Exercise goal:
Exclude the pictures, then repeat the remaining data exactly.

_ _ _ _ _

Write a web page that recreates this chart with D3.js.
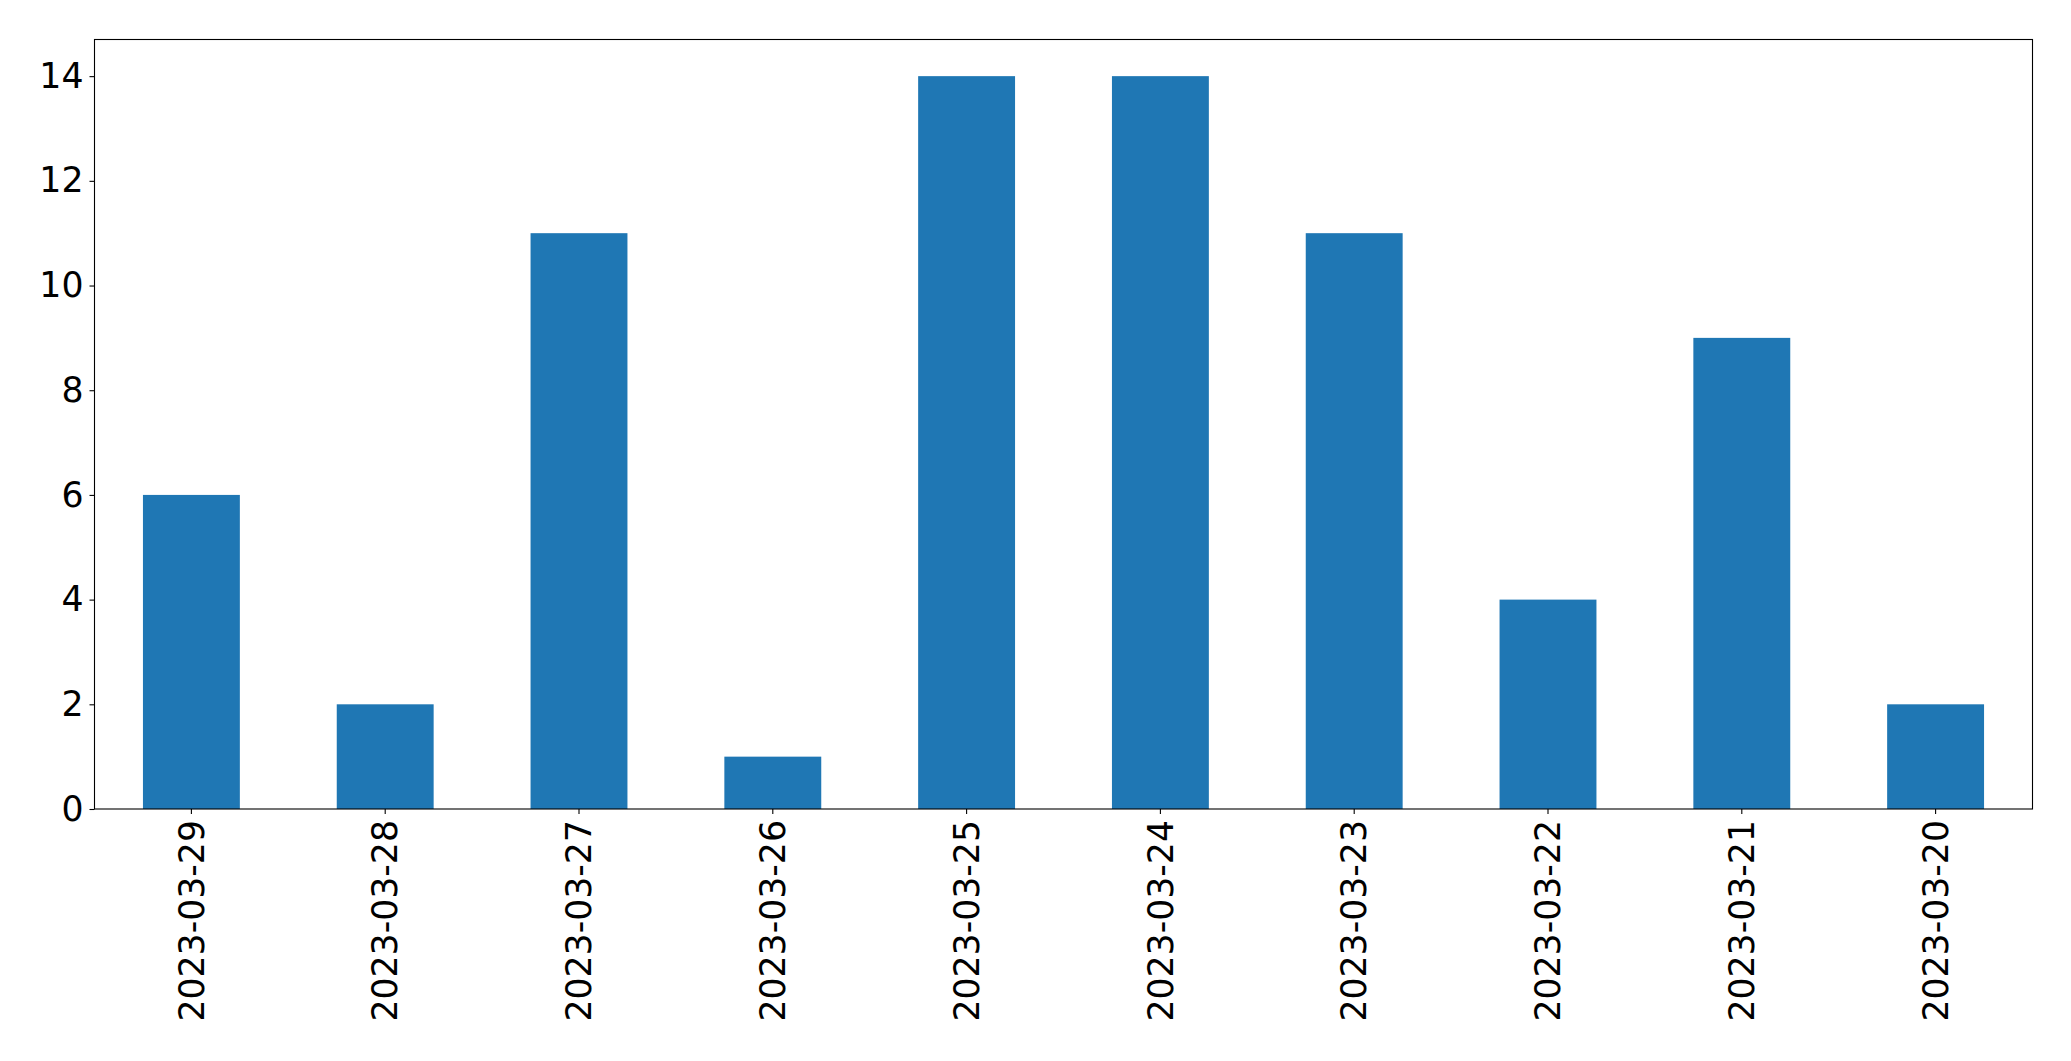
<!DOCTYPE html>
<html>
<head>
<meta charset="utf-8">
<script src="https://cdn.jsdelivr.net/npm/d3@7"></script>
<style>
  html, body { margin: 0; padding: 0; background: #fff; }
  svg { display: block; }
  text { font-family: "DejaVu Sans", sans-serif; fill: #000; }
</style>
</head>
<body>
<svg id="chart" width="2071" height="1061"></svg>
<script>
const categories = ["2023-03-29", "2023-03-28", "2023-03-27", "2023-03-26", "2023-03-25",
                    "2023-03-24", "2023-03-23", "2023-03-22", "2023-03-21", "2023-03-20"];
const counts = [6, 2, 11, 1, 14, 14, 11, 4, 9, 2];
const yTicks = [0, 2, 4, 6, 8, 10, 12, 14];

const W = 2071, H = 1061;
const margin = { left: 94.5, right: W - 2032.5, top: 39.5, bottom: H - 809 };
const svg = d3.select("#chart");
const plotW = W - margin.left - margin.right;
const plotH = H - margin.top - margin.bottom;
const g = svg.append("g").attr("transform", `translate(${margin.left},${margin.top})`);

const x = d3.scaleBand().domain(categories).range([0, plotW]).paddingInner(0.5).paddingOuter(0.25);
const y = d3.scaleLinear().domain([0, 14.7]).range([plotH, 0]);

g.selectAll("rect.bar").data(categories).enter().append("rect")
  .attr("class", "bar")
  .attr("x", d => x(d))
  .attr("width", x.bandwidth())
  .attr("y", (d, i) => y(counts[i]))
  .attr("height", (d, i) => plotH - y(counts[i]))
  .attr("fill", "#1f77b4");

const fs = "34.7px";
const yAxis = g.append("g").call(d3.axisLeft(y).tickValues(yTicks).tickFormat(d3.format("d")).tickSize(5).tickPadding(6));
yAxis.select(".domain").remove();
yAxis.selectAll("line").attr("stroke", "#000").attr("stroke-width", 1.1);
yAxis.selectAll("text").style("font-size", fs).attr("font-family", "DejaVu Sans");

const xAxis = g.append("g").attr("transform", `translate(0,${plotH})`)
  .call(d3.axisBottom(x).tickSize(5).tickPadding(6));
xAxis.select(".domain").remove();
xAxis.selectAll("line").attr("stroke", "#000").attr("stroke-width", 1.1);
xAxis.selectAll("text")
  .style("font-size", fs).attr("font-family", "DejaVu Sans")
  .attr("transform", "rotate(-90)")
  .attr("text-anchor", "end")
  .attr("x", -11)
  .attr("y", 0)
  .attr("dy", "0.35em");

g.append("rect").attr("x", 0).attr("y", 0).attr("width", plotW).attr("height", plotH)
  .attr("fill", "none").attr("stroke", "#000").attr("stroke-width", 1.1);
</script>
</body>
</html>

_ _ _ _ _

Response for this exercise:
Write a web page that recreates this chart with D3.js.
<!DOCTYPE html>
<html>
<head>
<meta charset="utf-8">
<script src="https://cdn.jsdelivr.net/npm/d3@7"></script>
<style>
  html, body { margin: 0; padding: 0; background: #fff; }
  svg { display: block; }
  text { font-family: "DejaVu Sans", sans-serif; fill: #000; }
</style>
</head>
<body>
<svg id="chart" width="2071" height="1061"></svg>
<script>
const categories = ["2023-03-29", "2023-03-28", "2023-03-27", "2023-03-26", "2023-03-25",
                    "2023-03-24", "2023-03-23", "2023-03-22", "2023-03-21", "2023-03-20"];
const counts = [6, 2, 11, 1, 14, 14, 11, 4, 9, 2];
const yTicks = [0, 2, 4, 6, 8, 10, 12, 14];

const W = 2071, H = 1061;
const margin = { left: 94.5, right: W - 2032.5, top: 39.5, bottom: H - 809 };
const svg = d3.select("#chart");
const plotW = W - margin.left - margin.right;
const plotH = H - margin.top - margin.bottom;
const g = svg.append("g").attr("transform", `translate(${margin.left},${margin.top})`);

const x = d3.scaleBand().domain(categories).range([0, plotW]).paddingInner(0.5).paddingOuter(0.25);
const y = d3.scaleLinear().domain([0, 14.7]).range([plotH, 0]);

g.selectAll("rect.bar").data(categories).enter().append("rect")
  .attr("class", "bar")
  .attr("x", d => x(d))
  .attr("width", x.bandwidth())
  .attr("y", (d, i) => y(counts[i]))
  .attr("height", (d, i) => plotH - y(counts[i]))
  .attr("fill", "#1f77b4");

const fs = "34.7px";
const yAxis = g.append("g").call(d3.axisLeft(y).tickValues(yTicks).tickFormat(d3.format("d")).tickSize(5).tickPadding(6));
yAxis.select(".domain").remove();
yAxis.selectAll("line").attr("stroke", "#000").attr("stroke-width", 1.1);
yAxis.selectAll("text").style("font-size", fs).attr("font-family", "DejaVu Sans");

const xAxis = g.append("g").attr("transform", `translate(0,${plotH})`)
  .call(d3.axisBottom(x).tickSize(5).tickPadding(6));
xAxis.select(".domain").remove();
xAxis.selectAll("line").attr("stroke", "#000").attr("stroke-width", 1.1);
xAxis.selectAll("text")
  .style("font-size", fs).attr("font-family", "DejaVu Sans")
  .attr("transform", "rotate(-90)")
  .attr("text-anchor", "end")
  .attr("x", -11)
  .attr("y", 0)
  .attr("dy", "0.35em");

g.append("rect").attr("x", 0).attr("y", 0).attr("width", plotW).attr("height", plotH)
  .attr("fill", "none").attr("stroke", "#000").attr("stroke-width", 1.1);
</script>
</body>
</html>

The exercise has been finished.